There is a new alien language which uses the latin alphabet. However, the order among letters are unknown to you. You receive a list of non-empty words from the dictionary, where words are sorted lexicographically by the rules of this new language. Derive the order of letters in this language.

Example 1:
Given the following words in dictionary,

[
  "wrt",
  "wrf",
  "er",
  "ett",
  "rftt"
]

The correct order is: "wertf".

Example 2:
Given the following words in dictionary,

[
  "z",
  "x"
]

The correct order is: "zx".

Example 3:
Given the following words in dictionary,

[
  "z",
  "x",
  "z"
]

The order is invalid, so return "".

Note:

1. You may assume all letters are in lowercase.
2. You may assume that if a is a prefix of b, then a must appear before b in the given dictionary.
3. If the order is invalid, return an empty string.
4. There may be multiple valid order of letters, return any one of them is fine.

一刷
题解：这题是根据具体的单词找出字典序。
方法：先建立相邻点的map<Character, Set<Character>>, 和出入度map<Character, Integer>, 为1度的点在前，移除，2度的点变为1度
由于不仅从左到右满足alphabetic, 从上到下也满足。
所以，上下相邻的两个word, 找到第一个不相同的首字母，那么一定是上面指向下面。（都只找第一个，因为后面的顺序不确定）
上下相邻的两个字母，找到第一个不一样的首字母a, b，那么图中一定是a->b. 如果采用word中相邻字母的顺序，很容易形成环。

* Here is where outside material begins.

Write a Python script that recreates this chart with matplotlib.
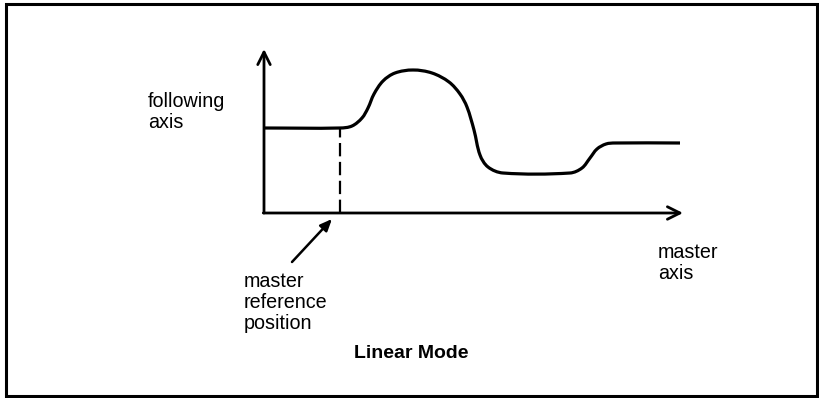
import numpy as np
import matplotlib.pyplot as plt
from matplotlib.path import Path
from matplotlib.patches import PathPatch, Rectangle

plt.rcParams['font.family'] = ['Liberation Sans', 'DejaVu Sans']

# cam profile: following-axis position against master-axis position
master = [0, 76, 88, 98, 104, 110, 119, 131, 149, 168, 185, 196, 203, 210,
          216, 224, 239, 306, 318, 326, 333, 342, 351, 416]
following = [85, 85, 87, 95, 105, 119, 132, 140, 143, 140, 131, 119, 106, 83,
             58, 46, 40, 40, 45, 55, 64, 69, 70, 70]
master_ref = 76          # master reference position
following_start = 85     # following position held until the reference

x_axis_end = 419
y_axis_end = 164

W, H = 819, 398
ox, oy = 264, 213        # where the axes cross, in pixels

fig = plt.figure(figsize=(W / 100, H / 100), dpi=100)
ax = fig.add_axes([0, 0, 1, 1])
ax.set_xlim(-ox, W - ox)
ax.set_ylim(-(H - oy), oy)
ax.axis('off')

# frame round the whole drawing
fig.patches.append(Rectangle((5.5 / W, 1 - 396 / H), 811.5 / W, 392 / H,
                             transform=fig.transFigure, fill=False,
                             lw=2.2, edgecolor='black'))


def smooth_path(xs, ys):
    # cubic Bezier through every knot, tangents from the neighbouring knots
    pts = np.column_stack([xs, ys]).astype(float)
    n = len(pts)
    tang = np.zeros_like(pts)
    for i in range(n):
        a = pts[max(i - 1, 0)]
        b = pts[min(i + 1, n - 1)]
        d = b - a
        tang[i] = d / np.hypot(*d)
    verts = [pts[0]]
    codes = [Path.MOVETO]
    for i in range(n - 1):
        seg = np.hypot(*(pts[i + 1] - pts[i])) / 3
        verts += [pts[i] + tang[i] * seg, pts[i + 1] - tang[i + 1] * seg, pts[i + 1]]
        codes += [Path.CURVE4] * 3
    return Path(verts, codes)


ax.add_patch(PathPatch(smooth_path(master, following), fill=False,
                       lw=2.3, edgecolor='black', capstyle='butt',
                       joinstyle='round'))

# dashed drop from the reference point to the master axis
ax.plot([master_ref, master_ref], [0, following_start], color='black',
        lw=1.6, linestyle=(0, (6, 2.5)))

# the two axes with open arrow heads
arrow = dict(arrowstyle='->,head_length=0.9,head_width=0.45', lw=2.0,
             color='black', shrinkA=0, shrinkB=0)
ax.annotate('', xy=(x_axis_end, 0), xytext=(-0.7, 0), arrowprops=arrow)
ax.annotate('', xy=(0, y_axis_end), xytext=(0, 0), arrowprops=arrow)

# pointer to the master reference position
ax.annotate('', xy=(68, -6), xytext=(28, -49),
            arrowprops=dict(arrowstyle='-|>,head_length=0.7,head_width=0.3',
                            lw=1.8, color='black', shrinkA=0, shrinkB=0))

txt = dict(fontsize=14.2, color='black', ha='left', va='top', linespacing=1.13)
ax.text(-116, 121, 'following\naxis', **txt)
ax.text(-20, -59, 'master\nreference\nposition', **txt)
ax.text(394, -30, 'master\naxis', **txt)

ax.text(147, -145, 'Linear Mode', fontsize=14, fontweight='bold',
        ha='center', va='baseline', color='black')

fig.savefig('out.png', dpi=100, facecolor='white')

构造了graph和degree之后再采用BFS

public String alienOrder(String[] words) {
    Map<Character, Set<Character>> map=new HashMap<Character, Set<Character>>();
    Map<Character, Integer> degree=new HashMap<Character, Integer>();
    String result="";
    if(words==null || words.length==0) return result;
    for(String s: words){
        for(char c: s.toCharArray()){
            degree.put(c,0);
        }
    }
    for(int i=0; i<words.length-1; i++){
        String cur=words[i];
        String next=words[i+1];
        int length=Math.min(cur.length(), next.length());
        for(int j=0; j<length; j++){
            char c1=cur.charAt(j);
            char c2=next.charAt(j);
            if(c1!=c2){
                Set<Character> set=new HashSet<Character>();
                if(map.containsKey(c1)) set=map.get(c1);
                if(!set.contains(c2)){
                    set.add(c2);
                    map.put(c1, set);
                    degree.put(c2, degree.get(c2)+1);
                }
                break;
            }
        }
    }
    Queue<Character> q=new LinkedList<Character>();
    for(char c: degree.keySet()){
        if(degree.get(c)==0) q.add(c);
    }
    while(!q.isEmpty()){
        char c=q.remove();
        result+=c;
        if(map.containsKey(c)){
            for(char c2: map.get(c)){
                degree.put(c2,degree.get(c2)-1);
                if(degree.get(c2)==0) q.add(c2);
            }
        }
    }
    if(result.length()!=degree.size()) return "";
    return result;
}